と述べている。ここで大塚が念頭に置いているのは、同じかがみ作品でも自伝的・エッセイ的要素の強い『ワインカラー物語』であるのは明らかだ。『サマースキャンダル』はもっと少年漫画のテイストに近いし、大塚は別の場所でもこうした傾向の作品について「これは『ワインカラー物語』の頃にぼくが感じていた、かがみあきらの可能性とはやはり違う」と語っている。

しかし、それでも、私は無意識のうちにかがみの「少女まんが的文体」を嗅ぎつけ、それに共鳴していたのかもしれない。実際、私は大学時代にかがみの愛読していた昭和50年代の乙女ちっく少女漫画にのめり込むことになる。

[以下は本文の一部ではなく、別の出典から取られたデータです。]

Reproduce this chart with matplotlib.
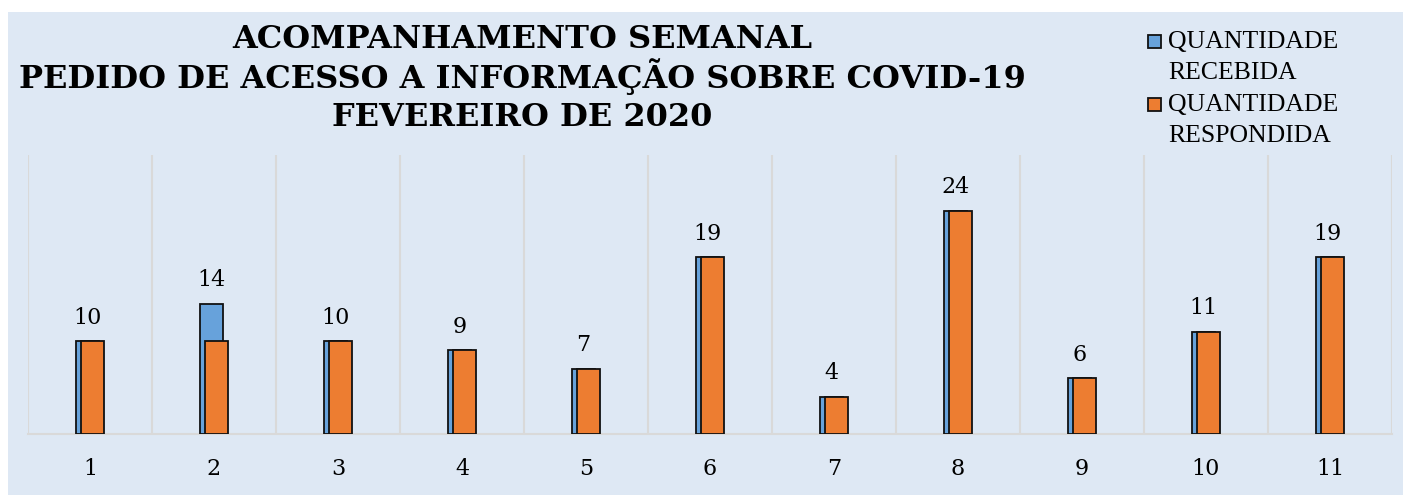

それから、これはあまり言われていない気がするのだが、かがみ作品の登場人物は総じてオシャレである。学校の制服か、キャラを立たせるためあえて同一の衣装を着せている場合を除くと、彼らは小まめに着替えていて、しかも結構キマっている。いま読み返しても古さを感じさせない。これもアイビー漫画と呼ばれた陸奥A子などの影響であろう。

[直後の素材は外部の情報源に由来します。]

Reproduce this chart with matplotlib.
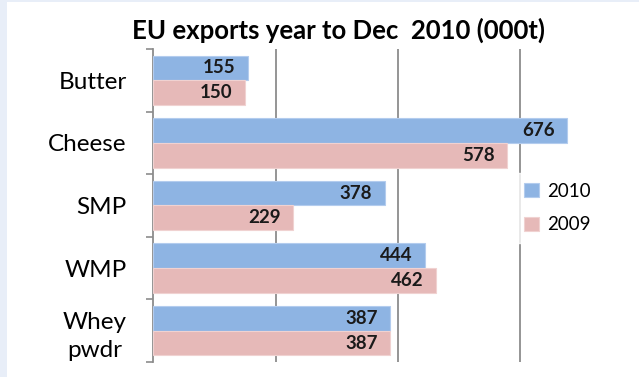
#!/usr/bin/env python3

import numpy as np
import matplotlib.pyplot as plt
from matplotlib.patches import Rectangle

products = ["Butter", "Cheese", "SMP", "WMP", "Whey\npwdr"]
exports_2010 = [155, 676, 378, 444, 387]
exports_2009 = [150, 578, 229, 462, 387]
years = ["2010", "2009"]

blue = "#8EB4E3"
pink = "#E6B9B8"
grid_grey = "#8C8C8C"

def main():
    plt.rcParams['font.family'] = ['Lato', 'DejaVu Sans']
    fig = plt.figure(figsize=(6.39, 3.77), dpi=100)
    fig.patch.set_facecolor("white")
    # light blue frame strip on the left and top
    fig.patches.append(Rectangle((0, 0), 7/639, 1, transform=fig.transFigure,
                                 facecolor="#E8EEF8", edgecolor="none", zorder=0))
    fig.patches.append(Rectangle((0, 1-2/377), 1, 2/377, transform=fig.transFigure,
                                 facecolor="#E8EEF8", edgecolor="none", zorder=0))

    ax = fig.add_axes([153/639, 1-362/377, 490/639, 313/377])
    y = np.arange(len(products))
    h = 0.395
    b1 = ax.barh(y - h/2, exports_2010, height=h, color=blue, edgecolor="#B3CCEE",
                 linewidth=0.8, label=years[0], zorder=3)
    b2 = ax.barh(y + h/2, exports_2009, height=h, color=pink, edgecolor="#F0D2D1",
                 linewidth=0.8, label=years[1], zorder=3)
    for bars, vals in ((b1, exports_2010), (b2, exports_2009)):
        for bar, v in zip(bars, vals):
            ax.text(bar.get_width() - 20, bar.get_y() + bar.get_height()/2, str(v),
                    ha="right", va="center", fontsize=13.5, fontweight="bold",
                    color="#1A1A1A", zorder=4)

    ax.set_xlim(0, 800)
    ax.set_ylim(len(products) - 0.5, -0.5)
    ax.set_xticks([200, 400, 600])
    ax.xaxis.grid(True, color=grid_grey, linewidth=1.3, zorder=1)
    ax.tick_params(axis="x", length=0, labelbottom=False)
    ax.set_yticks(y)
    ax.set_yticklabels(products, fontsize=17.5, multialignment="center",
                       linespacing=1.45)
    ax.tick_params(axis="y", which="major", length=0, pad=19)
    ax.set_yticks(np.arange(len(products) + 1) - 0.5, minor=True)
    ax.tick_params(axis="y", which="minor", length=5, width=1.2, color=grid_grey)
    for s in ("top", "right", "bottom"):
        ax.spines[s].set_visible(False)
    ax.spines["left"].set_color(grid_grey)
    ax.spines["left"].set_linewidth(1.3)
    ax.set_axisbelow(True)

    leg = ax.legend(loc="center left", bbox_to_anchor=((515 - 153)/490, 1 - (208 - 49)/313),
                    bbox_transform=ax.transAxes, frameon=True, fontsize=13.5,
                    handlelength=0.8, handleheight=0.8, handletextpad=0.4,
                    labelspacing=0.9, borderpad=0.5, borderaxespad=0, fancybox=False)
    leg.get_frame().set_edgecolor("white")
    leg.get_frame().set_facecolor("white")
    leg.set_zorder(5)

    fig.text(338/639, 1-30/377, "EU exports year to Dec  2010 (000t)",
             ha="center", va="center", fontsize=18.5, fontweight="bold")

    fig.savefig("out.png", dpi=100)

if __name__ == "__main__":
    main()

だが何より私の思い入れを強めたのは、作品の内容というより、かがみあきらという漫画家の立ち位置であったのかもしれない。中学に入ったばかりの私の周囲には、かがみの名前を知っている者など誰もいなかった。しかも作品が掲載されていたのは、ジャンプでもコロコロでもなくマイナーな雑誌だった。それだけに、かがみは大手メディアの仕掛けによってではなく自分で見つけた、自分だけの漫画家なのだという思いがあった。多かれ少なかれマイナーポエットの愛読者に共通する心性であり、いま風に言えば中二病的な部分もあったのだろう。

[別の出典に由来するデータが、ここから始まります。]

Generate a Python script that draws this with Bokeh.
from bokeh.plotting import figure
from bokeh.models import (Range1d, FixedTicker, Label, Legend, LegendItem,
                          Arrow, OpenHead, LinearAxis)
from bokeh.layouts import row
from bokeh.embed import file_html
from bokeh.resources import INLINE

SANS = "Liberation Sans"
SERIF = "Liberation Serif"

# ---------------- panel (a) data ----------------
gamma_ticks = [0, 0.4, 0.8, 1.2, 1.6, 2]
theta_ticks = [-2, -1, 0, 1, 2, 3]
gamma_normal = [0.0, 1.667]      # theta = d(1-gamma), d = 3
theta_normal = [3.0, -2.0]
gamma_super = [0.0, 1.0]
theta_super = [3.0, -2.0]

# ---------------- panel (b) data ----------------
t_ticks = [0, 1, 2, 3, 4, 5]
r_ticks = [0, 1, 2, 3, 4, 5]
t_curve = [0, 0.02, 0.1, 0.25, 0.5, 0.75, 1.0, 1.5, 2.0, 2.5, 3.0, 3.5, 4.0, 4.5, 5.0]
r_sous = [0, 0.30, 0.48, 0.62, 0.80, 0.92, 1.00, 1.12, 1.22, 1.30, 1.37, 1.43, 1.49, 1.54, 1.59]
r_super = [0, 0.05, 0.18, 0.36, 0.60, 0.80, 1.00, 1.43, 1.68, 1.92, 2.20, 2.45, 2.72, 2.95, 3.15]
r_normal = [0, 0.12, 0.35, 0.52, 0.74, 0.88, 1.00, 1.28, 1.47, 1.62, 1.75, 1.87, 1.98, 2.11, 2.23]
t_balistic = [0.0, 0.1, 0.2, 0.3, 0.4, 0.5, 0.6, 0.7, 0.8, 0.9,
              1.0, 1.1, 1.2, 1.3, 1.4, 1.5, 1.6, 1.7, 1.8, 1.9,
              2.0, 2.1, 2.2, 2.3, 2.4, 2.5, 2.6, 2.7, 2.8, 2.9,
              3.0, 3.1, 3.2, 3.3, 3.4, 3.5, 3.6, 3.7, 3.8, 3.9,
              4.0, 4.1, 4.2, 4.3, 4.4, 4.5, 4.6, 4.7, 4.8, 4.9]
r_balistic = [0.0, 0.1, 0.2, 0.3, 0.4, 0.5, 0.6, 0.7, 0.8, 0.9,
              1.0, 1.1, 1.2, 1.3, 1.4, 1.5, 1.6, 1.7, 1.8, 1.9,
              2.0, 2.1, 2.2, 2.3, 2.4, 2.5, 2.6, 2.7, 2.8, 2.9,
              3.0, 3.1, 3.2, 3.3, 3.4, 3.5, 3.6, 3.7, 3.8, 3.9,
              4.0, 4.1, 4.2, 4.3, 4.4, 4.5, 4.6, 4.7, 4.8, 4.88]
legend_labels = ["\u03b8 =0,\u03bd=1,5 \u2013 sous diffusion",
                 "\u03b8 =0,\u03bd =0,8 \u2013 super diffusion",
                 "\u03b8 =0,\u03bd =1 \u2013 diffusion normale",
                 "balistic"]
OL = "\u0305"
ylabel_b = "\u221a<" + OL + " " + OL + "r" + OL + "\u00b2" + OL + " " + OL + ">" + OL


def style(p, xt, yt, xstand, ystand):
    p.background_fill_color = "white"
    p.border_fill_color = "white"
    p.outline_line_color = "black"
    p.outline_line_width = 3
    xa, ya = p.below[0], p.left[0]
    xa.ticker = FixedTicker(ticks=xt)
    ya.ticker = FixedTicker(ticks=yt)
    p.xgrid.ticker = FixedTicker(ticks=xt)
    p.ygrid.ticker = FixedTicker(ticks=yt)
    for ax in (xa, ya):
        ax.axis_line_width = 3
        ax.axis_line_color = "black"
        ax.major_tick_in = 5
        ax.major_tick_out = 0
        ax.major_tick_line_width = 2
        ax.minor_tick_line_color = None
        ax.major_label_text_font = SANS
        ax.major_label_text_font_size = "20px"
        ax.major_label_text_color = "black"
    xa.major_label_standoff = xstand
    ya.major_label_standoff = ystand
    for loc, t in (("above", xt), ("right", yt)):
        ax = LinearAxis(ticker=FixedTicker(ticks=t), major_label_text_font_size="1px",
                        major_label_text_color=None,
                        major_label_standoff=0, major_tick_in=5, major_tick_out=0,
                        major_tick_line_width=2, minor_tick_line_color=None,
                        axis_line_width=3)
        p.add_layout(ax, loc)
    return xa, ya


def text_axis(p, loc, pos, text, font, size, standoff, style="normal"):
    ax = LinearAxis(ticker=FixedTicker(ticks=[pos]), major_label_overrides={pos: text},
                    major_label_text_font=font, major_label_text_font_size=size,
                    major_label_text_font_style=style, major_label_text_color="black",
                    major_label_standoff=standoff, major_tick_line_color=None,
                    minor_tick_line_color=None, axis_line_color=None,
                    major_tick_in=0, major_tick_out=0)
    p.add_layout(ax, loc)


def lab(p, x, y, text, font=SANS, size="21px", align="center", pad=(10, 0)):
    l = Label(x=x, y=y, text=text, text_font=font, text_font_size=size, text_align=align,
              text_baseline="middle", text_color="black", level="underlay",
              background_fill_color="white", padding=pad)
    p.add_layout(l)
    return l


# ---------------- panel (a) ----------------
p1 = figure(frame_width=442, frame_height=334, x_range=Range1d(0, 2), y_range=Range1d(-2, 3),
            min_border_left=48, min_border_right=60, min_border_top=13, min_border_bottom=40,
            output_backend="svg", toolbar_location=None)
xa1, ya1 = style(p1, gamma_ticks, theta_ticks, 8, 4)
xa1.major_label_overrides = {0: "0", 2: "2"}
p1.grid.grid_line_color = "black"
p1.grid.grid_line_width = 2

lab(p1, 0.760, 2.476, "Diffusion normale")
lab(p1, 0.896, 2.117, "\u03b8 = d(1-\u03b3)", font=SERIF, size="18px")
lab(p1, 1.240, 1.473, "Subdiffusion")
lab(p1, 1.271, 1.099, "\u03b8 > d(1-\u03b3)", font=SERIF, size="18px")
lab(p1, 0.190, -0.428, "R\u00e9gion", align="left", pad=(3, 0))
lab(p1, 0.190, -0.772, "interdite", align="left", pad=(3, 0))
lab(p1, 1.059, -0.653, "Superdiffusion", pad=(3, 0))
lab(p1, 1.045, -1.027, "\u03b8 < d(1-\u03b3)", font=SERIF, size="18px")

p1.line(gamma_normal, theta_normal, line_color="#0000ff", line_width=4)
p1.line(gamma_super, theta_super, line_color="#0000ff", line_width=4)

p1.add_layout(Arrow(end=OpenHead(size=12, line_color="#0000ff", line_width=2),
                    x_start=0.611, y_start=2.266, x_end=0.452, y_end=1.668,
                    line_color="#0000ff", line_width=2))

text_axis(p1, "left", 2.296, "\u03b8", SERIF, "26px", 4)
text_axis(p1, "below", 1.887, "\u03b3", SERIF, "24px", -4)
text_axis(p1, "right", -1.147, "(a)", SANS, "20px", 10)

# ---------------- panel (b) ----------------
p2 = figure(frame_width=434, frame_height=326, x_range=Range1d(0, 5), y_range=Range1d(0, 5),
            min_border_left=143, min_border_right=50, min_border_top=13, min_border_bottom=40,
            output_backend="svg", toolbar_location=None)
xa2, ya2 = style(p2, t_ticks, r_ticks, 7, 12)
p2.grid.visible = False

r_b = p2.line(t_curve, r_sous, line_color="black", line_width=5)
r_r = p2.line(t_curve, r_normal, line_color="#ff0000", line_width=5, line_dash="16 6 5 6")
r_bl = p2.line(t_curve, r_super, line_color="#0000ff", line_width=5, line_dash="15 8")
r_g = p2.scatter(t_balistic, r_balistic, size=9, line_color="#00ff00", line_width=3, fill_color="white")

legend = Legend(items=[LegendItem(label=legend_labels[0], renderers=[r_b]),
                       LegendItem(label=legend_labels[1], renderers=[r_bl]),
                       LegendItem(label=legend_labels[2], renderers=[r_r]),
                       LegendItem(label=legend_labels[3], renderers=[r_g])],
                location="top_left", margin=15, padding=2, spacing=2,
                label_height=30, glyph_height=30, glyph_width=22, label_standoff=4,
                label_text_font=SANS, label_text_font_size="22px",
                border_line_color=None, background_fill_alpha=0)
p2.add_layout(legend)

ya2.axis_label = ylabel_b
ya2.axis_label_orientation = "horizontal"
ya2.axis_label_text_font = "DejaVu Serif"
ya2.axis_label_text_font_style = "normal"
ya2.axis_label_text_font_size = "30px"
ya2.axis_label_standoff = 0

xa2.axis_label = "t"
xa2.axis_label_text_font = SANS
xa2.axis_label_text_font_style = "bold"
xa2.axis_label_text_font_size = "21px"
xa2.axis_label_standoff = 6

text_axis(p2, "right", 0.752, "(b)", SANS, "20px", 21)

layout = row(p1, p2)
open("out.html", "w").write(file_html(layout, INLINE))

もっともそんなことを考えていられたのも私がもの知らずの中学生だったからで、当時すでに具眼の士にとってかがみの才能は疑いようのないものになっていた。小学館の雑誌にも作品を発表し(集英社の『ぶ~け』からも声がかかっていたという)、劇場版マクロスにもメカニックデザイン協力として名前がクレジットされていた(スタッフロールでは庵野秀明より先に名前が出る!)。あの富野由悠季も、結局実現しなかったものの新作のメカデザインを依頼していたくらいである。『ワンダートレック』掲載の年譜には「倍々ゲームのように仕事量が増大」とある。